‘Thousands of things change in the body during a heightened immune response,’ James says. ‘We used the organoids to screen these changes and find out which inflammatory factors cause the heart damage. Importantly that meant we could precisely pinpoint how to stop it as well.’
During a heightened immune system response to COVID-19, the immune system triggers a cytokine-storm. Cytokines are a diverse family of molecules that defend the body against pathogens like the virus. They act like messengers by signalling to cells to change their functions.
James screened cytokines and other molecules that are elevated in COVID-19 patients. He found 2 cytokines and a molecule associated with viral infection cause the heart damage observed in COVID-19 patients. He termed this a cardiac cytokine storm.
Finding the drug target
James’s team then searched in heart cells for the sites that the cardiac cytokine storm induces to change. They did this using phosphoproteomics. This method finds sites of phosphorylation, a key biochemical signature of signalling.
‘Phosphorylation is one of the most used processes in a cell for signalling,’ James notes. ‘It indicates which signalling pathway is activated. The team found phosphorylation sites on bromodomain-containing proteins (BRDs).
James decided to target the BRDs with drugs because drug inhibitors for BRDs already existed. These drugs are called bromodomain extraterminal inhibitor (BETi) drugs.
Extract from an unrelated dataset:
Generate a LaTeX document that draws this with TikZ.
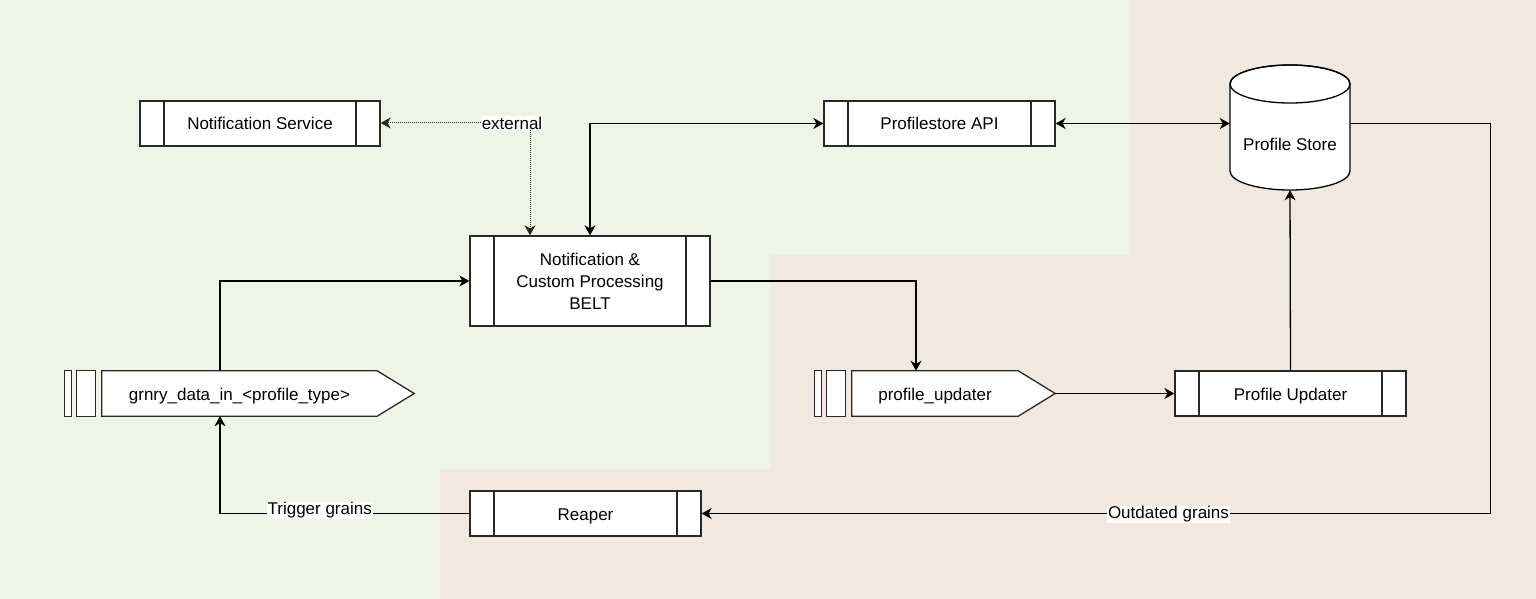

The team hoped to prevent the cardiac cytokine storm from damaging the heart by using BETi drugs to stop BRDs changing their functions.
Screening existing drugs
The team screened all the BETi drugs that have been tested in clinical trials for cancer and chronic diseases. They found that the drug INCB054329 reversed common COVID-19 heart damage in organoids and mouse hearts. But this drug has significant side effects.
The BETi drug apabetalone also prevented COVID-19 heart damage. It has a more selective binding to the BRDs which limits side effects. The team concluded apabetalone is a lead candidate to prevent COVID-19 damage to the heart.
The pharmaceutical company that owns apabetalone had supplied the drug to James’s team for the tests. Based on the positive results, the company began phase II clinical trials to test the drug in hospitalised COVID-19 patients. They aim to gain regulatory approval to use apabetalone to protect COVID-19 patients and their hearts.
Next generation drugs
‘Even though we discovered this treatment pathway as part of a COVID 19 project, it has broad implications for heart failure in general and that’s what we’re exploring now,’ James tells us. ‘This pathway could be really important.’
‘In heart failure, heart cells have suboptimal performance. The heart might have lost some cells after a heart attack, or you might have high blood pressure or diabetes. These insults cause pathological signalling which can be detrimental to heart function.’
James’s COVID-19 research showed that blocking that signalling process allows the heart cells to perform optimally while the insults are still there. He aims to develop next generation drugs to block other pathological signals to the heart cells. This could be a new way of treating heart failure.
‘We want the next generation drugs in this class to be developed by us here in Queensland,’ James says.
The greatest moment of James’s career
‘This project is probably the greatest moment of my career because we discovered something really important,’ James continues. ‘We had no idea that was going to happen. Traditionally, it takes years to get from basic research to a clinical trial. Seeing that translation in such a rapid time frame proves our approach using the organoids works.’